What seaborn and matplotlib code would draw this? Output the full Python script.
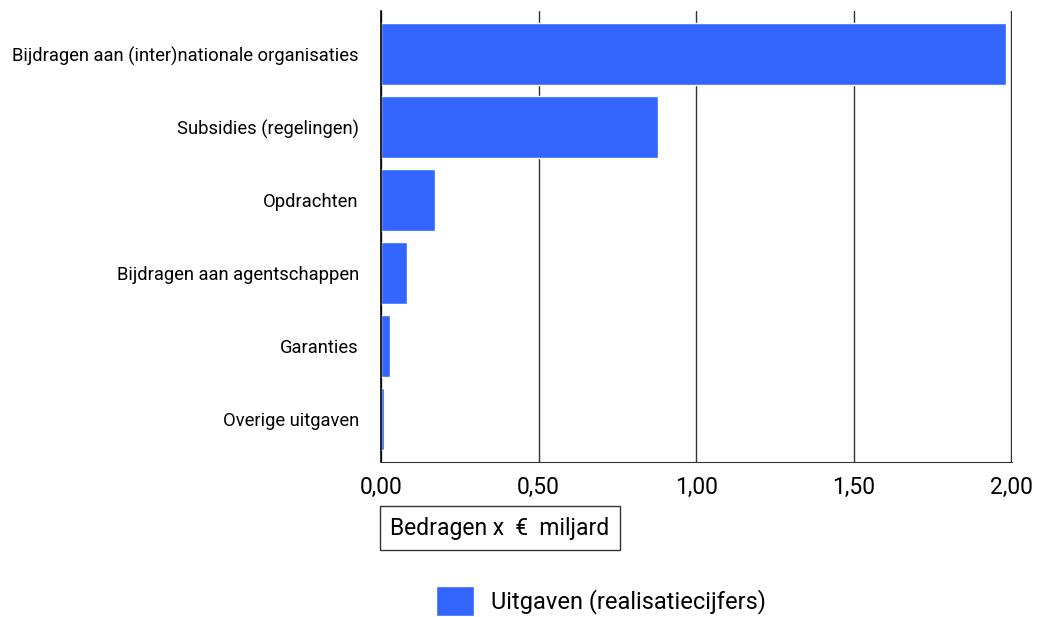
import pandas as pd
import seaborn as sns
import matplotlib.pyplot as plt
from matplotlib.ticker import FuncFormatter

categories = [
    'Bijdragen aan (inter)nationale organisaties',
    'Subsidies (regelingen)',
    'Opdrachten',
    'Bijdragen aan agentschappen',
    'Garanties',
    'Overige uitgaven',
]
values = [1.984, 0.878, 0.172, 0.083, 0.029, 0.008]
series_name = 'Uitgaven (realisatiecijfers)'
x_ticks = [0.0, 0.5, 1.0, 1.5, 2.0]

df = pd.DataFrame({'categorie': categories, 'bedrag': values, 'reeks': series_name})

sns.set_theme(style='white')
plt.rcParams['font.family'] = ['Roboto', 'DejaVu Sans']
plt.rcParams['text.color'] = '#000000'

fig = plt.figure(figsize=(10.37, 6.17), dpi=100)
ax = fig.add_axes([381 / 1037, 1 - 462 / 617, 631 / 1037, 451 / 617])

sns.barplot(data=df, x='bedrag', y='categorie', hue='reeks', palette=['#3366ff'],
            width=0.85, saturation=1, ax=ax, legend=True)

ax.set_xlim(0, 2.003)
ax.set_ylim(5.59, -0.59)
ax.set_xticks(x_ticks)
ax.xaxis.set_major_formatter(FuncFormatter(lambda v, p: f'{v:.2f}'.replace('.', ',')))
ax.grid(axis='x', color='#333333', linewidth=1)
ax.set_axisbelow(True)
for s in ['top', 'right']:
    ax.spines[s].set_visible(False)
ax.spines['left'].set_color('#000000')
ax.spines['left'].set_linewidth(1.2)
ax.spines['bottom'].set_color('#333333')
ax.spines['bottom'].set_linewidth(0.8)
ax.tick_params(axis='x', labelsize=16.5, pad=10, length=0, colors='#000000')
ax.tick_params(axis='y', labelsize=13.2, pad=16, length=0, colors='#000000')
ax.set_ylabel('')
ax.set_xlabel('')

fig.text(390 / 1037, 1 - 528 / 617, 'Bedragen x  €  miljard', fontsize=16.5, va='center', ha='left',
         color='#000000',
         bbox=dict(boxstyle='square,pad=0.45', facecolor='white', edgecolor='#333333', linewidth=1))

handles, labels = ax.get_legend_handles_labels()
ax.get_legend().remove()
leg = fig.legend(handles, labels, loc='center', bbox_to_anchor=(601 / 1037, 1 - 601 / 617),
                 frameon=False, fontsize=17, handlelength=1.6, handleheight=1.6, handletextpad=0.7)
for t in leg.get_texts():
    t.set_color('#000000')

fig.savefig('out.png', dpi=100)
....
▶ [EXERCISE DESCRIPTION]: Print each line of the material above exactly, with the pictures removed from your copy.

▶ [WRITTEN ANSWER]:
What seaborn and matplotlib code would draw this? Output the full Python script.
import pandas as pd
import seaborn as sns
import matplotlib.pyplot as plt
from matplotlib.ticker import FuncFormatter

categories = [
    'Bijdragen aan (inter)nationale organisaties',
    'Subsidies (regelingen)',
    'Opdrachten',
    'Bijdragen aan agentschappen',
    'Garanties',
    'Overige uitgaven',
]
values = [1.984, 0.878, 0.172, 0.083, 0.029, 0.008]
series_name = 'Uitgaven (realisatiecijfers)'
x_ticks = [0.0, 0.5, 1.0, 1.5, 2.0]

df = pd.DataFrame({'categorie': categories, 'bedrag': values, 'reeks': series_name})

sns.set_theme(style='white')
plt.rcParams['font.family'] = ['Roboto', 'DejaVu Sans']
plt.rcParams['text.color'] = '#000000'

fig = plt.figure(figsize=(10.37, 6.17), dpi=100)
ax = fig.add_axes([381 / 1037, 1 - 462 / 617, 631 / 1037, 451 / 617])

sns.barplot(data=df, x='bedrag', y='categorie', hue='reeks', palette=['#3366ff'],
            width=0.85, saturation=1, ax=ax, legend=True)

ax.set_xlim(0, 2.003)
ax.set_ylim(5.59, -0.59)
ax.set_xticks(x_ticks)
ax.xaxis.set_major_formatter(FuncFormatter(lambda v, p: f'{v:.2f}'.replace('.', ',')))
ax.grid(axis='x', color='#333333', linewidth=1)
ax.set_axisbelow(True)
for s in ['top', 'right']:
    ax.spines[s].set_visible(False)
ax.spines['left'].set_color('#000000')
ax.spines['left'].set_linewidth(1.2)
ax.spines['bottom'].set_color('#333333')
ax.spines['bottom'].set_linewidth(0.8)
ax.tick_params(axis='x', labelsize=16.5, pad=10, length=0, colors='#000000')
ax.tick_params(axis='y', labelsize=13.2, pad=16, length=0, colors='#000000')
ax.set_ylabel('')
ax.set_xlabel('')

fig.text(390 / 1037, 1 - 528 / 617, 'Bedragen x  €  miljard', fontsize=16.5, va='center', ha='left',
         color='#000000',
         bbox=dict(boxstyle='square,pad=0.45', facecolor='white', edgecolor='#333333', linewidth=1))

handles, labels = ax.get_legend_handles_labels()
ax.get_legend().remove()
leg = fig.legend(handles, labels, loc='center', bbox_to_anchor=(601 / 1037, 1 - 601 / 617),
                 frameon=False, fontsize=17, handlelength=1.6, handleheight=1.6, handletextpad=0.7)
for t in leg.get_texts():
    t.set_color('#000000')

fig.savefig('out.png', dpi=100)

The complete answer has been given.